Forum Moderators: martinibuster
Let's consider all things being equal and that AdSense remains the market leader and that the AdSense style, or the new unknown AdSense baby advertising format, is here for quite some time.
Do you intend retiring or simply keep reaping the rewards you have sown leaving your relatives to sort out the problem after you have died?
Maybe you have considered selling the site as a "going concern"? The value is obviously what someone else is prepared to pay.
Do you have any children, relations or employees who could or even would take over?
On a further note, just how would the Tax authorities value such a business for death duties etc?
Here's a suggesting for a new business venture. Commissions gladly received for the idea:-)
A site selling established and provable AdSense businesses! Does this exist outside of the ebay trashy stuff?
Me?
I'm looking to progress my AdSense sites over the next couple of years well into the $00,000.00 per month, sell up all my UK assets except for the family home and move to somewhere nice and temperate but continue with the AdSense as my pension since the UK government sure as hell ain't going to give me anything worth having!
Where? I haven't decided yet. I'd better ask EFV:-)
Damn, is there an IslandsForVistors?
EFV -- I'd be interested in buying an adsense businesses at 2x a month's earnings. are you selling?
Besides other things, Adsense depends too much on personal factors of a publisher (@ Google side), so it is almost impossible to predict it's future behaviour in someone else's hands.

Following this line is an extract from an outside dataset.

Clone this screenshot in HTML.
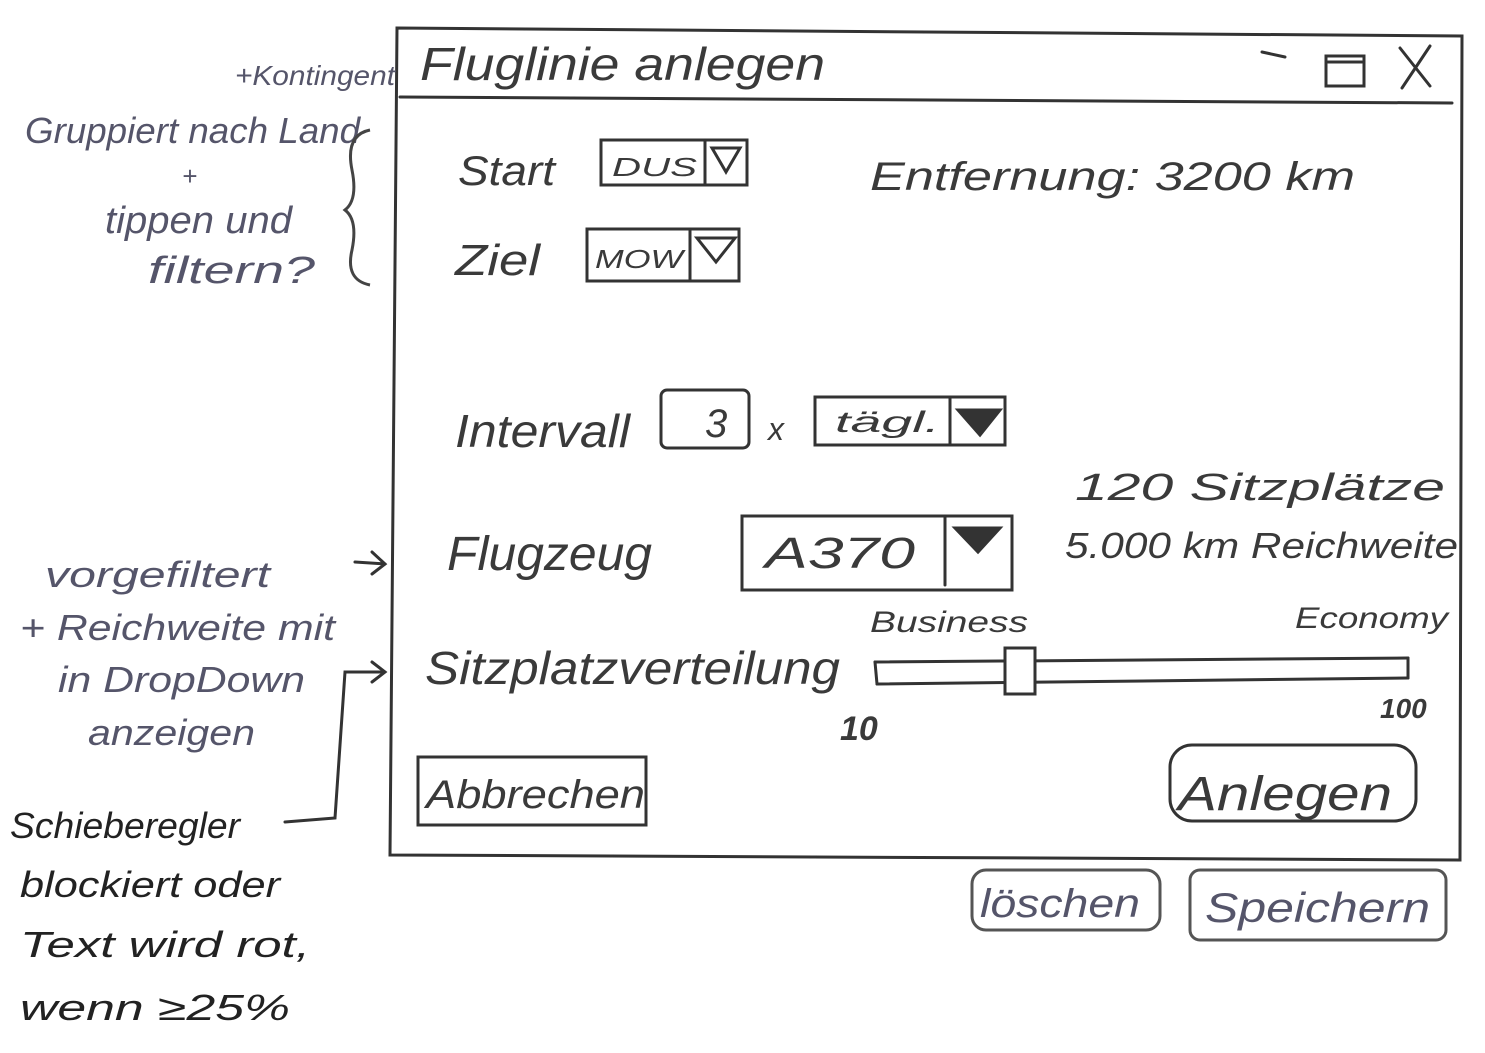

That depends very much on whether or not there's a "system" in place. This is something we're working on right now for our business - exactly how I make the site growth in traffic and revenue, step by step. It's literally a training manual for future employees. And in the right hands with a dedicated employee, I'm positive the business can actually grow more with someone else. Frankly, I don't dedicate enough time to it, because I'm managing, gathering info in forums like this, scouting new ideas, etc.
This is the problem with a majority of Mom and Pop businesses, and why they can't be sold for much if anything. A friend of mine is a business consultant/accountant. He says for many small businesses, they need up to five years to get people and systems in place so the business can be sold.
The question is: how do you get your traffic?
If you have a spammey traffic strategy, depending on techniques that Google (and others) will like shut down in the future, it's probably not worth much.
If you have reliable users and traffic, whether or not you use AdSense or sell your own ads, is simply a business strategy. There are alternatives (YPN, at some point, maybe business.com). Or you could hire your own salesforce.
Regardless of any documentation, confirmations and tracks regarding Adsense, the business would very likely not produce the same results when transfered to another person/company.
But unless the buyer were very familiar with the vagaries of Google's index that probably would sound fishy.
Kid_A is absolutely correct about building a transferrable business, there are many factors. Someone unfamiliar with AdSense probably shouldn't buy an AdSense business. But then that's true of any business.
I think I want to buy AdSense businesses instead of developing new sites from scratch, especially if they can be had as cheaply as EFV seems to think. :)
I think I want to buy AdSense businesses instead of developing new sites from scratch, especially if they can be had as cheaply as EFV seems to think. :)
I have no idea what an "AdSense business" is worth. Probably about what a comparable affiliate site would be worth. Both are risky propositions for the buyer.
A site with multiple revenue streams (not just AdSense) might be worth considerably more, depending on the type of content, traffic, audience, revenue sources, competition, etc.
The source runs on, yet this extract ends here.